_Challenge_
Verbatim output of all the material below is required.

****************************************

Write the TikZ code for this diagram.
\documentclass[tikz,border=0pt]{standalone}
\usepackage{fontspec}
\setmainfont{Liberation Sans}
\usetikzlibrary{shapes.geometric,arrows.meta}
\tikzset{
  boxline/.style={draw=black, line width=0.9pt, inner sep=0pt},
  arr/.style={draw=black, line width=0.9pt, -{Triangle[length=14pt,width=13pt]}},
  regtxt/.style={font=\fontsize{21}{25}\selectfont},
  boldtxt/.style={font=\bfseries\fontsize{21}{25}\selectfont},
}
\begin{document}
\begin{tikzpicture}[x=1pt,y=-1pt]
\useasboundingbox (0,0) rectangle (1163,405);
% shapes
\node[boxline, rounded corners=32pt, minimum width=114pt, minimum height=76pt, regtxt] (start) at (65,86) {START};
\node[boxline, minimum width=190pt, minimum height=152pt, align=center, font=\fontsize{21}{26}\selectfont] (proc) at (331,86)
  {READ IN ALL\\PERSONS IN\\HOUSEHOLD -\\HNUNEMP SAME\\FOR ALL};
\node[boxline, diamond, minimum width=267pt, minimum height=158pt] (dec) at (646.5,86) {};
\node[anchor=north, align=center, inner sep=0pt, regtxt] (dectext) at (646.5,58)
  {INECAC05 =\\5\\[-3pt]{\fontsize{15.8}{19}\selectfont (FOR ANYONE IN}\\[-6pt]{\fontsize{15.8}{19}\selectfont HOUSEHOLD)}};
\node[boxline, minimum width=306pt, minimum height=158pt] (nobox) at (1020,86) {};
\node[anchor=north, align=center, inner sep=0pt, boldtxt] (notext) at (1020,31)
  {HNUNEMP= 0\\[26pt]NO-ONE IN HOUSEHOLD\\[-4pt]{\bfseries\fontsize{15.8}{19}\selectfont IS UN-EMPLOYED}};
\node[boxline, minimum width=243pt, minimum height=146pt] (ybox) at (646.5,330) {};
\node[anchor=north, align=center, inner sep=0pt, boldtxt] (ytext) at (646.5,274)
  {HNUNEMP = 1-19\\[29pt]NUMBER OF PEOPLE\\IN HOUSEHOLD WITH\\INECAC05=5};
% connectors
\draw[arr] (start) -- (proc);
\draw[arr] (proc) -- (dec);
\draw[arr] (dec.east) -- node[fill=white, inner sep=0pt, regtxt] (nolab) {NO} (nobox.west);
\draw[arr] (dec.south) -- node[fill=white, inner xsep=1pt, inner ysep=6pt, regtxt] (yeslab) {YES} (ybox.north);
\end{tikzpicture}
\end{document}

****************************************

_Result of this task_
Write the TikZ code for this diagram.
\documentclass[tikz,border=0pt]{standalone}
\usepackage{fontspec}
\setmainfont{Liberation Sans}
\usetikzlibrary{shapes.geometric,arrows.meta}
\tikzset{
  boxline/.style={draw=black, line width=0.9pt, inner sep=0pt},
  arr/.style={draw=black, line width=0.9pt, -{Triangle[length=14pt,width=13pt]}},
  regtxt/.style={font=\fontsize{21}{25}\selectfont},
  boldtxt/.style={font=\bfseries\fontsize{21}{25}\selectfont},
}
\begin{document}
\begin{tikzpicture}[x=1pt,y=-1pt]
\useasboundingbox (0,0) rectangle (1163,405);
% shapes
\node[boxline, rounded corners=32pt, minimum width=114pt, minimum height=76pt, regtxt] (start) at (65,86) {START};
\node[boxline, minimum width=190pt, minimum height=152pt, align=center, font=\fontsize{21}{26}\selectfont] (proc) at (331,86)
  {READ IN ALL\\PERSONS IN\\HOUSEHOLD -\\HNUNEMP SAME\\FOR ALL};
\node[boxline, diamond, minimum width=267pt, minimum height=158pt] (dec) at (646.5,86) {};
\node[anchor=north, align=center, inner sep=0pt, regtxt] (dectext) at (646.5,58)
  {INECAC05 =\\5\\[-3pt]{\fontsize{15.8}{19}\selectfont (FOR ANYONE IN}\\[-6pt]{\fontsize{15.8}{19}\selectfont HOUSEHOLD)}};
\node[boxline, minimum width=306pt, minimum height=158pt] (nobox) at (1020,86) {};
\node[anchor=north, align=center, inner sep=0pt, boldtxt] (notext) at (1020,31)
  {HNUNEMP= 0\\[26pt]NO-ONE IN HOUSEHOLD\\[-4pt]{\bfseries\fontsize{15.8}{19}\selectfont IS UN-EMPLOYED}};
\node[boxline, minimum width=243pt, minimum height=146pt] (ybox) at (646.5,330) {};
\node[anchor=north, align=center, inner sep=0pt, boldtxt] (ytext) at (646.5,274)
  {HNUNEMP = 1-19\\[29pt]NUMBER OF PEOPLE\\IN HOUSEHOLD WITH\\INECAC05=5};
% connectors
\draw[arr] (start) -- (proc);
\draw[arr] (proc) -- (dec);
\draw[arr] (dec.east) -- node[fill=white, inner sep=0pt, regtxt] (nolab) {NO} (nobox.west);
\draw[arr] (dec.south) -- node[fill=white, inner xsep=1pt, inner ysep=6pt, regtxt] (yeslab) {YES} (ybox.north);
\end{tikzpicture}
\end{document}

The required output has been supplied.